══ Entries shown ══

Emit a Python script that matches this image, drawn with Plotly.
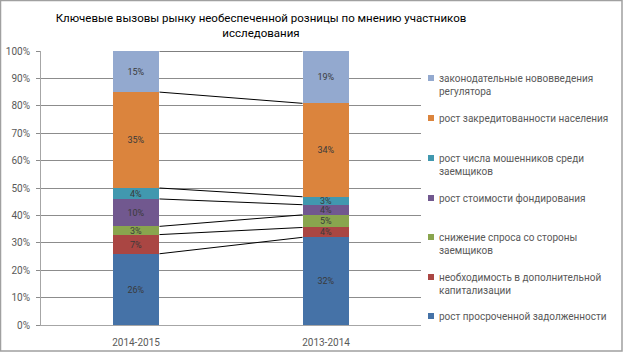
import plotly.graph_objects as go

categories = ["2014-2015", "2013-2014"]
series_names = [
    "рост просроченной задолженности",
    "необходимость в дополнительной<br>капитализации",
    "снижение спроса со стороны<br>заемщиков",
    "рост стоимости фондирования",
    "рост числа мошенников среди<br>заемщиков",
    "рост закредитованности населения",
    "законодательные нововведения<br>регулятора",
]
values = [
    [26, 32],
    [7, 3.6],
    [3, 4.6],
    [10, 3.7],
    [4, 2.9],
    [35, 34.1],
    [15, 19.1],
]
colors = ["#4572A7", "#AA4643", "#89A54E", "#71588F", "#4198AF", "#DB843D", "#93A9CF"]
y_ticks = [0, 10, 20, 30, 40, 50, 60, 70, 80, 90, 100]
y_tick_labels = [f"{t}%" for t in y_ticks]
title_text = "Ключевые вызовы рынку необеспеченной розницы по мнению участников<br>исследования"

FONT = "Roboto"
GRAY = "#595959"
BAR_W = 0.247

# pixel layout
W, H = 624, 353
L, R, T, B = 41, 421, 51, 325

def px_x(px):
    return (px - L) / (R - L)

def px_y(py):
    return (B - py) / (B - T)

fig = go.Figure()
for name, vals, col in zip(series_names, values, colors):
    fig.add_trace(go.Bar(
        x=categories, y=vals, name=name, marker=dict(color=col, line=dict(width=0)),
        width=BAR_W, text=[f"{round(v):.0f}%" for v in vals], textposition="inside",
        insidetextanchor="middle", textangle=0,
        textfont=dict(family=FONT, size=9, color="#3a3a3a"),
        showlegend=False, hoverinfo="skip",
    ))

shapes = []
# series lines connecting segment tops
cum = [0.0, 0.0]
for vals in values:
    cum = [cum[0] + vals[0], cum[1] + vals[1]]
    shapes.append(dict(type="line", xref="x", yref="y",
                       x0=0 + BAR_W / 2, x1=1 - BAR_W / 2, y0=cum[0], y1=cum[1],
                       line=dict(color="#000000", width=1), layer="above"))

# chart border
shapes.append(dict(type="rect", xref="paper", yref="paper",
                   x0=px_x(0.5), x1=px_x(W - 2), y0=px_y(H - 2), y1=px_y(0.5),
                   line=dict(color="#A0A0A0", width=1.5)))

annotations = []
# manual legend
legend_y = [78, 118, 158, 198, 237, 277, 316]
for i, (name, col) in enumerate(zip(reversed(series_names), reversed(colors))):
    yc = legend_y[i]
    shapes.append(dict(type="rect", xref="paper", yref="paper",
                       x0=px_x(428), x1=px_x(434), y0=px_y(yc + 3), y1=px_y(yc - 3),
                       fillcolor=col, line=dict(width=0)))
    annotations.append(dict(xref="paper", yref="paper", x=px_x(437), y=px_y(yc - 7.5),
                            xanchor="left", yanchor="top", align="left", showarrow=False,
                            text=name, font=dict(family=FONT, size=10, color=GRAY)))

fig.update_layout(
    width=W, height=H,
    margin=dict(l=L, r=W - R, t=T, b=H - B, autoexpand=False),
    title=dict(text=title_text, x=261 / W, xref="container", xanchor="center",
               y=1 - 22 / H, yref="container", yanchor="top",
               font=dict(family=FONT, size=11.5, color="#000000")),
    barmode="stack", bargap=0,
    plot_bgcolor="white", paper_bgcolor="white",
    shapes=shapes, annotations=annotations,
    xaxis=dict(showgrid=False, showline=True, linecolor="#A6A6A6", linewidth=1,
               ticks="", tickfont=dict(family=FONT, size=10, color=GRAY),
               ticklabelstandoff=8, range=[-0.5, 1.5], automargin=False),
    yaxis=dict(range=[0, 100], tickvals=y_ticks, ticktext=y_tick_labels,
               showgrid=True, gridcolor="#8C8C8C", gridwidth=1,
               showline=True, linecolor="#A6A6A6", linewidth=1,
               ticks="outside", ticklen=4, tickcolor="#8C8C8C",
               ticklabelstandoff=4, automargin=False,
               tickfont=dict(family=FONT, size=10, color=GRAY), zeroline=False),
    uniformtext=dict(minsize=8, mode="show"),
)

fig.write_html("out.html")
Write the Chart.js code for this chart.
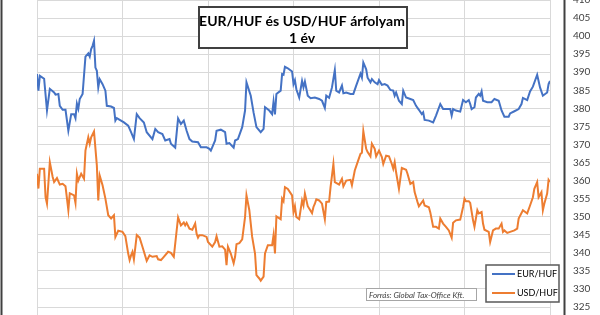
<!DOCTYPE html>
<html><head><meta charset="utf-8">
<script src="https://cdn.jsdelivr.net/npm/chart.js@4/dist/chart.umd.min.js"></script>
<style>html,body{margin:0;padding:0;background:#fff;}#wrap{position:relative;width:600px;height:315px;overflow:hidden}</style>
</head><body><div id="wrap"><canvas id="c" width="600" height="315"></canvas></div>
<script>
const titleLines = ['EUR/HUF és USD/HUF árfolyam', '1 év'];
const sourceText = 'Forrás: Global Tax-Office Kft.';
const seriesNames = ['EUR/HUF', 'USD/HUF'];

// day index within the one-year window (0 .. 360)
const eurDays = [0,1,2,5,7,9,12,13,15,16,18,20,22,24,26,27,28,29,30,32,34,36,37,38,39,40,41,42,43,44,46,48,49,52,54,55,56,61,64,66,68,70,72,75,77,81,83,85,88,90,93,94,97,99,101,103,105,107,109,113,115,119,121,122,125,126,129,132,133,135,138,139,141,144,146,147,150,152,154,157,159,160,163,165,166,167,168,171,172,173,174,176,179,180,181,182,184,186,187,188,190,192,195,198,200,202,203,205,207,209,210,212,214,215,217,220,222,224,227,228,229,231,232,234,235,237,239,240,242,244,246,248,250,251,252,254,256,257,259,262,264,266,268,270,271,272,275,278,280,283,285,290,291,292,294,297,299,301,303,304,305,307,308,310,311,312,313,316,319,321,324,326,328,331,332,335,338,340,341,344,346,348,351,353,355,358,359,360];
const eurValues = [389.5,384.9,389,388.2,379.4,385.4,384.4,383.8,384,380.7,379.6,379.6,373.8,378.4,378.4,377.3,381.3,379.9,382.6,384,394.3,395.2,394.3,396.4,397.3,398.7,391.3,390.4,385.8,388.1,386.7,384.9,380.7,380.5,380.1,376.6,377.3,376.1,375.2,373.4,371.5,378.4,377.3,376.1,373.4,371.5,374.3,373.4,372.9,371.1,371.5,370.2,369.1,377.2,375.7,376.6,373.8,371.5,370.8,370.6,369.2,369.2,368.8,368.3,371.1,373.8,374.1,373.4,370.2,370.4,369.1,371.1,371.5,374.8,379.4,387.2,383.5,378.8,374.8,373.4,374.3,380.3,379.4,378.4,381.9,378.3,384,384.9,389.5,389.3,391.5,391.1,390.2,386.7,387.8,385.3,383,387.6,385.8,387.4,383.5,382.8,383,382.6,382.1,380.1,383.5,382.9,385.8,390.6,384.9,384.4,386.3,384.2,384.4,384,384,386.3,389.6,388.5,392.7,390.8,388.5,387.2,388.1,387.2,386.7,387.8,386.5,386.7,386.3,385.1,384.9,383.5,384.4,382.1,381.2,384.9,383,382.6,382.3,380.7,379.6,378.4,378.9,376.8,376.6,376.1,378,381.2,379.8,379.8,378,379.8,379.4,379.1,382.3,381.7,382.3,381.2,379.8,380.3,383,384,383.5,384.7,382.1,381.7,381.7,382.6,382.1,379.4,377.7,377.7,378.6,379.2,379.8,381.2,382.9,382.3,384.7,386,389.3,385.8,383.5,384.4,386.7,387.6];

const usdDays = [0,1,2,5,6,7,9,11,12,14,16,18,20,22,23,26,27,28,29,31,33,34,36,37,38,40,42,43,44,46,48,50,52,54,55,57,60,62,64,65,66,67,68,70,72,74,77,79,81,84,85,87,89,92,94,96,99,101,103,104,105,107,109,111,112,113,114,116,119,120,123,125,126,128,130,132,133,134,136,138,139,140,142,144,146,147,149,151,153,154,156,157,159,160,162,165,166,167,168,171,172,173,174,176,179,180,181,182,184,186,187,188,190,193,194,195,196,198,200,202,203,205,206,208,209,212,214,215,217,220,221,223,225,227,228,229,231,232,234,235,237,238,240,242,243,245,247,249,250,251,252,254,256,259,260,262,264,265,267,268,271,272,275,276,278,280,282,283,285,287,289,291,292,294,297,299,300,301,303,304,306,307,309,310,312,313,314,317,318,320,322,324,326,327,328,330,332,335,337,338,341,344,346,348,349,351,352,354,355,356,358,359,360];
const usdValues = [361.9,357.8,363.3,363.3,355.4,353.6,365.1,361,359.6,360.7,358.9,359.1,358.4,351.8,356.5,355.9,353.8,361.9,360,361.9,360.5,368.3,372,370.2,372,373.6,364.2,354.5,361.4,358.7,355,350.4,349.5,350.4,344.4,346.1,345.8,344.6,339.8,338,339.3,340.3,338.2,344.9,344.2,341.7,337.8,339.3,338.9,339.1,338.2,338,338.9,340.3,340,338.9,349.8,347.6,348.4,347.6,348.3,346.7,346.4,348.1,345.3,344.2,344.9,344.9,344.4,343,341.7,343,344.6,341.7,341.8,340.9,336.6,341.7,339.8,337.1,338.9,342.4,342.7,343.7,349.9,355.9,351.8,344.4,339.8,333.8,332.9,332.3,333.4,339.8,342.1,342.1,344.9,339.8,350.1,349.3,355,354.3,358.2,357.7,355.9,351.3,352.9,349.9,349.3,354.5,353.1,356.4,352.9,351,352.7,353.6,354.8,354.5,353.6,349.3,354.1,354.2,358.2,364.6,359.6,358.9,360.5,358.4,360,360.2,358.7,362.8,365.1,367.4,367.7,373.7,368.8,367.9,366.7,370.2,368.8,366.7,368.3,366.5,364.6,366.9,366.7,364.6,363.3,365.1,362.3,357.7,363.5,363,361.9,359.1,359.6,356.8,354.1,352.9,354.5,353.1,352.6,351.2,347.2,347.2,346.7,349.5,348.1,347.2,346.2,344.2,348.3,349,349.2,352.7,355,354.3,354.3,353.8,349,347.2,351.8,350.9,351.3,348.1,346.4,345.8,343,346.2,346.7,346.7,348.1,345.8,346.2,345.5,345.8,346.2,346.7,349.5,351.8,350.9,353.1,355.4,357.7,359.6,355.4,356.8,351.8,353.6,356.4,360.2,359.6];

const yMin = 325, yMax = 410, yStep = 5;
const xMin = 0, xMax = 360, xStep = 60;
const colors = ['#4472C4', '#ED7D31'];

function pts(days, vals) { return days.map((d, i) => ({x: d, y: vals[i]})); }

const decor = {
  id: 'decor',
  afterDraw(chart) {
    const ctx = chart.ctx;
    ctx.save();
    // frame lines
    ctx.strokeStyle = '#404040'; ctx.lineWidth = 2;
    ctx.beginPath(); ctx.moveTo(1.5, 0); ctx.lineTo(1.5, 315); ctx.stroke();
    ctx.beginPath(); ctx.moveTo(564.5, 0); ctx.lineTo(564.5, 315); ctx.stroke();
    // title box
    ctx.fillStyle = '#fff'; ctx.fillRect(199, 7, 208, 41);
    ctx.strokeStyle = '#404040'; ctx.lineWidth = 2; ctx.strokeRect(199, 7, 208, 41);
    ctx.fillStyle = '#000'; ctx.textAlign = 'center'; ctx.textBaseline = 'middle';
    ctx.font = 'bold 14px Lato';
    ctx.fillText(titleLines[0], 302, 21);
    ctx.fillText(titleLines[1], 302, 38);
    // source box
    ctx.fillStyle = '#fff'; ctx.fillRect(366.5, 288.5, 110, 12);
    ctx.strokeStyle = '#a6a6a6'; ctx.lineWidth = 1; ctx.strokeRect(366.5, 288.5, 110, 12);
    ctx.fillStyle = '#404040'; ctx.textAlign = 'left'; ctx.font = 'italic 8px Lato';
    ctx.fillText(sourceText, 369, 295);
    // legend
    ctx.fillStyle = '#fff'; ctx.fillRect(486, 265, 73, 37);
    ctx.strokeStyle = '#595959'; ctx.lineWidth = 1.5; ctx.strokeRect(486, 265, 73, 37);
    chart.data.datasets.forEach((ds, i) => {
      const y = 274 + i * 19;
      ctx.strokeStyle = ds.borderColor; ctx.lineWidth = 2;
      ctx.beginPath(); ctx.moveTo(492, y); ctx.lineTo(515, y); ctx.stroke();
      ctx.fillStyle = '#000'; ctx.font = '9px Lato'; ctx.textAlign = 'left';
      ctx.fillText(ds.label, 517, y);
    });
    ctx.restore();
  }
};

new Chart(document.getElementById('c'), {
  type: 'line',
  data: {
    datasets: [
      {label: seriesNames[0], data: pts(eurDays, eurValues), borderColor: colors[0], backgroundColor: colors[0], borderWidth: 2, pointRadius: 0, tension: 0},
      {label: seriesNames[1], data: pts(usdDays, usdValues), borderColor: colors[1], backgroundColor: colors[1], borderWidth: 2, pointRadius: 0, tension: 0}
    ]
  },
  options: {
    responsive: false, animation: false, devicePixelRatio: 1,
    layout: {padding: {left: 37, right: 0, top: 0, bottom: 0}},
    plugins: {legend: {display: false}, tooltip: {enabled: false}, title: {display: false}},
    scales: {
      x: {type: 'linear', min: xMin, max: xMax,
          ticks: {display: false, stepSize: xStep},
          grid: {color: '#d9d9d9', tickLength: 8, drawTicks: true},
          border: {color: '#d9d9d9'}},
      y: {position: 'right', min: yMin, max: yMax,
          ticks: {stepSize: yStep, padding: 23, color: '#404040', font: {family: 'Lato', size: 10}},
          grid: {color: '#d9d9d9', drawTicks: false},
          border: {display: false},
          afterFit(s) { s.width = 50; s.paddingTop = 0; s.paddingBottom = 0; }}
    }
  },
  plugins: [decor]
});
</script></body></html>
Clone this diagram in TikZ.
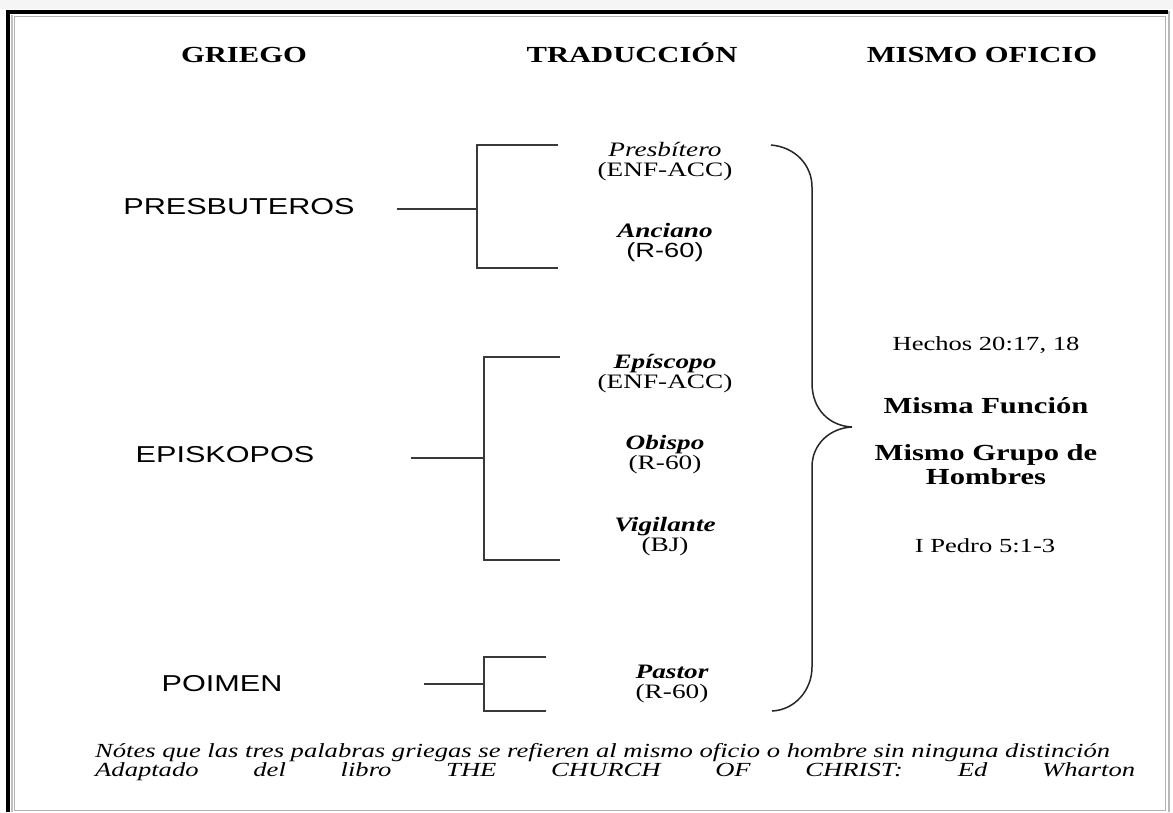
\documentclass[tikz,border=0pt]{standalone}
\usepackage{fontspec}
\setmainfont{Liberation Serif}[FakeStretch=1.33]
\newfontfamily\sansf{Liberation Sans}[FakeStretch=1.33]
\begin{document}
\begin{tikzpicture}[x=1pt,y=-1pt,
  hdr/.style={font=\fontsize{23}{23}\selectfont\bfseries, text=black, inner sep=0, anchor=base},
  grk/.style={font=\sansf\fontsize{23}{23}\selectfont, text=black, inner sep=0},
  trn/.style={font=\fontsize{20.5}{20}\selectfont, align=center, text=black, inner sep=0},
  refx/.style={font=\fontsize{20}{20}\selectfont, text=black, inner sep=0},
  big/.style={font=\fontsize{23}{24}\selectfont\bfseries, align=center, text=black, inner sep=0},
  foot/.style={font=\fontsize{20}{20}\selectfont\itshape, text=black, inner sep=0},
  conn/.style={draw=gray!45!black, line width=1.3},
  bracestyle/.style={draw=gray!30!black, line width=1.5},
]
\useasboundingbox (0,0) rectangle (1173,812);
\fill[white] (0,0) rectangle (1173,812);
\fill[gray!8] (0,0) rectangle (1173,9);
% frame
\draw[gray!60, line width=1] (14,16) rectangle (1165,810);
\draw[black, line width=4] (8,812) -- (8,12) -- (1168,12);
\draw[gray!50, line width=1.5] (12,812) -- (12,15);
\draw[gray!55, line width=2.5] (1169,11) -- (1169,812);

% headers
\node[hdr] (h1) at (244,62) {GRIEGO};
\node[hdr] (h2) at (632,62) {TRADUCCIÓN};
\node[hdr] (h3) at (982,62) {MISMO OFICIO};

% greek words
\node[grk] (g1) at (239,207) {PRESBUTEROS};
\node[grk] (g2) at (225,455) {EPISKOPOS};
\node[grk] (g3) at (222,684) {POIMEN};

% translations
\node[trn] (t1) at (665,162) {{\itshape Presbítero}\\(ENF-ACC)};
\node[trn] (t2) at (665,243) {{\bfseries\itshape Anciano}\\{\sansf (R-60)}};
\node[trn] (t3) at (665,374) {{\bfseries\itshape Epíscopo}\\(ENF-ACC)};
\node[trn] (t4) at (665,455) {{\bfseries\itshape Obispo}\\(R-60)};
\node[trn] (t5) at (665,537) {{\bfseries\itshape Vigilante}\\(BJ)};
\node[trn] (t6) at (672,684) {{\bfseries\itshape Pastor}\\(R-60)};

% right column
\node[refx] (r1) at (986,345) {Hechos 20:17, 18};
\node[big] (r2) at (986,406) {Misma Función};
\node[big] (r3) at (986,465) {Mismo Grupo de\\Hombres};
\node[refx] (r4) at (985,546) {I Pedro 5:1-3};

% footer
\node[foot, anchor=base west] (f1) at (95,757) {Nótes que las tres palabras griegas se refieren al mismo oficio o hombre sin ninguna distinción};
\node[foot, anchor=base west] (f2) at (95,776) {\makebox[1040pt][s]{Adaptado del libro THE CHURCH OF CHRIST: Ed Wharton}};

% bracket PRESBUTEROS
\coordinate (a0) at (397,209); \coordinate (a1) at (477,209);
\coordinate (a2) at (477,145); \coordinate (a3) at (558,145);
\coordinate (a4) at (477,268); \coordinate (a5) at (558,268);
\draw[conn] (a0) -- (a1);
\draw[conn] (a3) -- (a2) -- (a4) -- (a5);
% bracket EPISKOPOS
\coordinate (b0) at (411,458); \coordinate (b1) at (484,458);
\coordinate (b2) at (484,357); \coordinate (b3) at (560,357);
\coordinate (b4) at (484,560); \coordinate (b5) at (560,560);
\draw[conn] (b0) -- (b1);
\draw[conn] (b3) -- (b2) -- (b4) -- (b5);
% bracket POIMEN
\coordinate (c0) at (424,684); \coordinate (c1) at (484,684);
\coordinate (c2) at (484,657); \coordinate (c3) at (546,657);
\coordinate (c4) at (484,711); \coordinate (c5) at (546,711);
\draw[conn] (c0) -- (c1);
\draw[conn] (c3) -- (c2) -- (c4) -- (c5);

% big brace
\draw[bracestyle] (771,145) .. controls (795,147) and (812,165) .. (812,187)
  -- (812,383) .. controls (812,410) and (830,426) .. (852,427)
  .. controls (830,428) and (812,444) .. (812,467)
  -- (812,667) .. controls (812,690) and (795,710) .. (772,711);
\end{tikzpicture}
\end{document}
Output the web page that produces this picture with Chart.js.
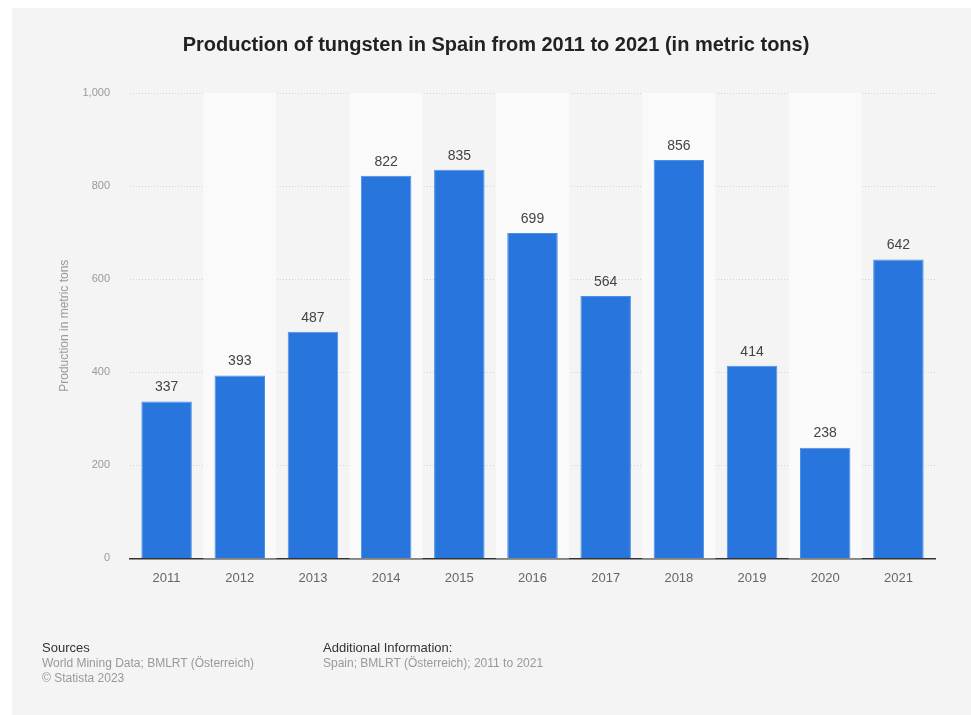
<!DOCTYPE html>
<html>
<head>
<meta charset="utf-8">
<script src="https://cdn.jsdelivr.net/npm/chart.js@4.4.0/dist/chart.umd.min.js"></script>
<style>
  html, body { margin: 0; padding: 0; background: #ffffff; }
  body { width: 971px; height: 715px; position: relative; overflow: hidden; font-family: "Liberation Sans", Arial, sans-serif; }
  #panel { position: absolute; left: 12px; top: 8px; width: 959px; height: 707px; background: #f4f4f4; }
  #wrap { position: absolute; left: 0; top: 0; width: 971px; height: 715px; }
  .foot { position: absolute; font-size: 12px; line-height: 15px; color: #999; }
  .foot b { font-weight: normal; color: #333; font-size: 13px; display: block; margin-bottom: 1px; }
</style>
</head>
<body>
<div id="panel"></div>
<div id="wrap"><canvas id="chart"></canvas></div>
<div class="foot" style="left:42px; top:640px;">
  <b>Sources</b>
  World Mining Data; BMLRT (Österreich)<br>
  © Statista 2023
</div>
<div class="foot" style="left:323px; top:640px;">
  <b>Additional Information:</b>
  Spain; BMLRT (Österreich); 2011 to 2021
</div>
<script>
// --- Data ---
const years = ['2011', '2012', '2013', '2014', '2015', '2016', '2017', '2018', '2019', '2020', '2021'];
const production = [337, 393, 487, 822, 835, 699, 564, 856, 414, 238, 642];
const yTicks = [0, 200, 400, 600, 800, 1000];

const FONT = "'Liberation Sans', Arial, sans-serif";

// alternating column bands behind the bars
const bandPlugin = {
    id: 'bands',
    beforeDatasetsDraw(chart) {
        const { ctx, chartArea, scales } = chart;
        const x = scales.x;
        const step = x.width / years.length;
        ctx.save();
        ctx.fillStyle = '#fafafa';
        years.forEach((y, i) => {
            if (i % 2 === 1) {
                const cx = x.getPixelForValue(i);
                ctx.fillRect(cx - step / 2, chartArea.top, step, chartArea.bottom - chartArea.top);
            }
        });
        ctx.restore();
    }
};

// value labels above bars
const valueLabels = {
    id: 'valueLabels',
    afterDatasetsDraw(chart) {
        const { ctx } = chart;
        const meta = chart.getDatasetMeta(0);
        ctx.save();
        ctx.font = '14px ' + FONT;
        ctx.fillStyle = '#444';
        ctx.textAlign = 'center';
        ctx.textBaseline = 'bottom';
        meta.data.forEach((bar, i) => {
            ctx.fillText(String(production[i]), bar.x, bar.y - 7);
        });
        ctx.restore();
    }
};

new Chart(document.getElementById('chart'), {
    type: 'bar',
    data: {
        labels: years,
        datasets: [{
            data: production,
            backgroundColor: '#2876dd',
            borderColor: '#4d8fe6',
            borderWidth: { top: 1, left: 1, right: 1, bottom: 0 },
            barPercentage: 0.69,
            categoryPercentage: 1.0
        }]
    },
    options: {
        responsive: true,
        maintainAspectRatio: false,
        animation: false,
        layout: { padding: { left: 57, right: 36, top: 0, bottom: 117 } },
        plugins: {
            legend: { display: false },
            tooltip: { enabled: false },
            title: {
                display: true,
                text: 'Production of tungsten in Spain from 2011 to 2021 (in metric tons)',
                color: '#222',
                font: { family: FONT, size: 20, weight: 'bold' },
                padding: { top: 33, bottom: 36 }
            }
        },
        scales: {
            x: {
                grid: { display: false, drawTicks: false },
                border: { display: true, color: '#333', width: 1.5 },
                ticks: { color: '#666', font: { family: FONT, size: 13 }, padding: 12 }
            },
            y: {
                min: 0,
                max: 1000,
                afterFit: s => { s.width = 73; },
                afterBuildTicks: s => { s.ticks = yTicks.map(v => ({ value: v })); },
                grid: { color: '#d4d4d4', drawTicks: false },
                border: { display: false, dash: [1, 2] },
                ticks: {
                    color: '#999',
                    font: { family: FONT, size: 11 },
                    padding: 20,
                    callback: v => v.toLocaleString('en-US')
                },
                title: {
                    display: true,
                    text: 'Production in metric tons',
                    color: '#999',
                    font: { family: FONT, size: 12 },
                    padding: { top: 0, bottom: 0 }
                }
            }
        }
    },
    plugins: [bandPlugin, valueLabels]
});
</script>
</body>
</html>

═══

Problem –
Leave out any pictures, please, and quote only the lines from the top of the data through the line that contains "import plotly.graph_objects as go".

Result of the task –
Emit a Python script that matches this image, drawn with Plotly.
import plotly.graph_objects as go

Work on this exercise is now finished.